**What needs to be done**
Word for word, restate the lines from the start of the data below through the line containing "70, 80, 90];".

***** Source data *****

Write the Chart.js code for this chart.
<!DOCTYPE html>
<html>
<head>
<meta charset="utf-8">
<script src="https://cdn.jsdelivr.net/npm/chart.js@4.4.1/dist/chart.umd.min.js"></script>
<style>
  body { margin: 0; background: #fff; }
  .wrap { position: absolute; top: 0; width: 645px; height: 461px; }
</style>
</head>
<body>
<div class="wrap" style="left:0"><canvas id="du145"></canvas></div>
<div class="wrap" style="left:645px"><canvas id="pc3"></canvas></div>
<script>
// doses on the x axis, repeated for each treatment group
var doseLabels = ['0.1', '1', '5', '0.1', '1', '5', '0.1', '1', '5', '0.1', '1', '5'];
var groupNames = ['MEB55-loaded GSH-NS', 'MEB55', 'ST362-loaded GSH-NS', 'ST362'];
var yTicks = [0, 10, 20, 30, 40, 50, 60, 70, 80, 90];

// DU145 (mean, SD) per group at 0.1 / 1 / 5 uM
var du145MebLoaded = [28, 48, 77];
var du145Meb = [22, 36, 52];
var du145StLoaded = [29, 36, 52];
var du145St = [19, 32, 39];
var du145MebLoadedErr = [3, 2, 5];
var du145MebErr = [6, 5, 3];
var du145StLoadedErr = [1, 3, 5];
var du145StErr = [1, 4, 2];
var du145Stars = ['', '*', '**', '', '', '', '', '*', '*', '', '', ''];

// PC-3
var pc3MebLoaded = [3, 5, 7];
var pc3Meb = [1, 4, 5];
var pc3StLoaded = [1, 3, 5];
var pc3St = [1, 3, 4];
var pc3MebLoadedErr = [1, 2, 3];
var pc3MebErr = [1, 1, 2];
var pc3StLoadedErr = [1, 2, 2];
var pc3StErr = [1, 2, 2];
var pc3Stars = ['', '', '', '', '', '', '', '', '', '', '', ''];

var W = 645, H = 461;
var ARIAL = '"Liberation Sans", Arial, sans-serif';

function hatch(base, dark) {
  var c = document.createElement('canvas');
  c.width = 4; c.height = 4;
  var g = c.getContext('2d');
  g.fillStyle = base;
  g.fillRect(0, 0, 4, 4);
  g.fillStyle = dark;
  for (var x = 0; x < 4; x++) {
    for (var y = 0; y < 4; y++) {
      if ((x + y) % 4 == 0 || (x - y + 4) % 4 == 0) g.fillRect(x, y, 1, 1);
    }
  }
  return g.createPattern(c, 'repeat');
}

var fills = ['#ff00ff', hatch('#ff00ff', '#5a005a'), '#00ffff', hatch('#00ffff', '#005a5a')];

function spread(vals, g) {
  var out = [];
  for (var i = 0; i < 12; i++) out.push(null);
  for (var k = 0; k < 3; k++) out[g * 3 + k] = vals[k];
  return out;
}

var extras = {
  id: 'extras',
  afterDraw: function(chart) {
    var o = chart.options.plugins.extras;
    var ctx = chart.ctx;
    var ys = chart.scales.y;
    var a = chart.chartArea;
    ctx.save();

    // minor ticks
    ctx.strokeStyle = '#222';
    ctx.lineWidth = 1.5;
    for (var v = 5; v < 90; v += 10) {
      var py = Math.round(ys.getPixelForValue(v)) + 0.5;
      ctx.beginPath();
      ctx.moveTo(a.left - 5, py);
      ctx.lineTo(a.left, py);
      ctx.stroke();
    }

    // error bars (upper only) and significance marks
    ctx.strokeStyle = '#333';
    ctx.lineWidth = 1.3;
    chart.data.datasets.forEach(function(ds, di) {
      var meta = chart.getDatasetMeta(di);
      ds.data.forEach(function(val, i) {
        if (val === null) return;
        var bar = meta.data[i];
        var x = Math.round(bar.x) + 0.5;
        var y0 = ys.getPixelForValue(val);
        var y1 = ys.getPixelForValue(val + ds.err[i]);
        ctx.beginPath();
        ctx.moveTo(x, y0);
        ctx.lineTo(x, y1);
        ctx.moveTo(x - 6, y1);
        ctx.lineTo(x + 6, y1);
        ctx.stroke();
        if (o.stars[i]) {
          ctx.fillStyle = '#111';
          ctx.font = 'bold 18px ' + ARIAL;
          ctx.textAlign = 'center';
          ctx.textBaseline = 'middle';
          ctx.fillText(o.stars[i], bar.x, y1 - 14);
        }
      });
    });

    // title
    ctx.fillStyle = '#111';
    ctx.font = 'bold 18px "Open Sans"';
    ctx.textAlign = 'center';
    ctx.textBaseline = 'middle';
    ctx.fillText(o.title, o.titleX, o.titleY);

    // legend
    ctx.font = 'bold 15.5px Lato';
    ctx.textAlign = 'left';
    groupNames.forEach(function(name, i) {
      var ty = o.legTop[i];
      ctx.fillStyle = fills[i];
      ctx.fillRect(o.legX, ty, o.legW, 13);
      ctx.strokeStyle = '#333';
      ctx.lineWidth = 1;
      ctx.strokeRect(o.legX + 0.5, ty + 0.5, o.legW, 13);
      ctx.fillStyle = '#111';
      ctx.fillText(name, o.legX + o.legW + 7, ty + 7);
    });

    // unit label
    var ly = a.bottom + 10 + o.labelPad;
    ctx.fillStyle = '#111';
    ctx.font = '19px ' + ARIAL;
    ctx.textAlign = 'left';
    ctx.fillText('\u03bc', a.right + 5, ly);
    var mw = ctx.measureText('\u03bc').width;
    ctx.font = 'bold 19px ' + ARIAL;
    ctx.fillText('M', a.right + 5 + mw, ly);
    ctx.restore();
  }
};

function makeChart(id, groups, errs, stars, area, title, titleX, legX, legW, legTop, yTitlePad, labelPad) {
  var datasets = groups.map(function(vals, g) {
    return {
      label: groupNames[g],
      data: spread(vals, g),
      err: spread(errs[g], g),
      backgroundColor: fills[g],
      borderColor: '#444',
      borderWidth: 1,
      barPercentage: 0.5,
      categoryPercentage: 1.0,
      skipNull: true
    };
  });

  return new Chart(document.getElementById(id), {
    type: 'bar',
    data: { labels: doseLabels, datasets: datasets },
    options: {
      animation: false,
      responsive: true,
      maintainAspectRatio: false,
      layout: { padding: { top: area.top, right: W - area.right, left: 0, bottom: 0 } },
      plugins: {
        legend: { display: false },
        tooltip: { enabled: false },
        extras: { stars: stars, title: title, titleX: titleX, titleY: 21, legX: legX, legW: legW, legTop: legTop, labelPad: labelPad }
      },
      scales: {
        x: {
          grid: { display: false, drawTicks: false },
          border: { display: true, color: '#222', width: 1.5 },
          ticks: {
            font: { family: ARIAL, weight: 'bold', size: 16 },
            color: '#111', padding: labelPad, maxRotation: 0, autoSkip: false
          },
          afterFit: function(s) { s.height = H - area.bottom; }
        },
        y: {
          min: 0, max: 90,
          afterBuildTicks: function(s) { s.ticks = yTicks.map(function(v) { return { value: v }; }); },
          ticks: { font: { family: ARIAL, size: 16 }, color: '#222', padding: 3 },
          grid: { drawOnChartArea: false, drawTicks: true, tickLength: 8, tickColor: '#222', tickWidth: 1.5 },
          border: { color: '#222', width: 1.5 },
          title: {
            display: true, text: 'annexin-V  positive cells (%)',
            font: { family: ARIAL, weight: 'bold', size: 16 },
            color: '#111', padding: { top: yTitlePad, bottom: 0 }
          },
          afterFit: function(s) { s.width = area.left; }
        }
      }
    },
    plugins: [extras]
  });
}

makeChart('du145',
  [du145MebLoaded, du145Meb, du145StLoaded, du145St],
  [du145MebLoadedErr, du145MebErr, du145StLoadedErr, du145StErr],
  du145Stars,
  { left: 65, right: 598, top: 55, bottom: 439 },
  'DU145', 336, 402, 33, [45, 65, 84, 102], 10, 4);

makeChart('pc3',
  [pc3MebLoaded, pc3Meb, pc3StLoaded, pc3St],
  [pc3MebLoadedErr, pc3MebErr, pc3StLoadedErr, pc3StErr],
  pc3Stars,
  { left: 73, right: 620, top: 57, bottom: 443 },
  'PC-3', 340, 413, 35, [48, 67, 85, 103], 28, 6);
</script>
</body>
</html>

*****

**Output for this task**
Write the Chart.js code for this chart.
<!DOCTYPE html>
<html>
<head>
<meta charset="utf-8">
<script src="https://cdn.jsdelivr.net/npm/chart.js@4.4.1/dist/chart.umd.min.js"></script>
<style>
  body { margin: 0; background: #fff; }
  .wrap { position: absolute; top: 0; width: 645px; height: 461px; }
</style>
</head>
<body>
<div class="wrap" style="left:0"><canvas id="du145"></canvas></div>
<div class="wrap" style="left:645px"><canvas id="pc3"></canvas></div>
<script>
// doses on the x axis, repeated for each treatment group
var doseLabels = ['0.1', '1', '5', '0.1', '1', '5', '0.1', '1', '5', '0.1', '1', '5'];
var groupNames = ['MEB55-loaded GSH-NS', 'MEB55', 'ST362-loaded GSH-NS', 'ST362'];
var yTicks = [0, 10, 20, 30, 40, 50, 60, 70, 80, 90];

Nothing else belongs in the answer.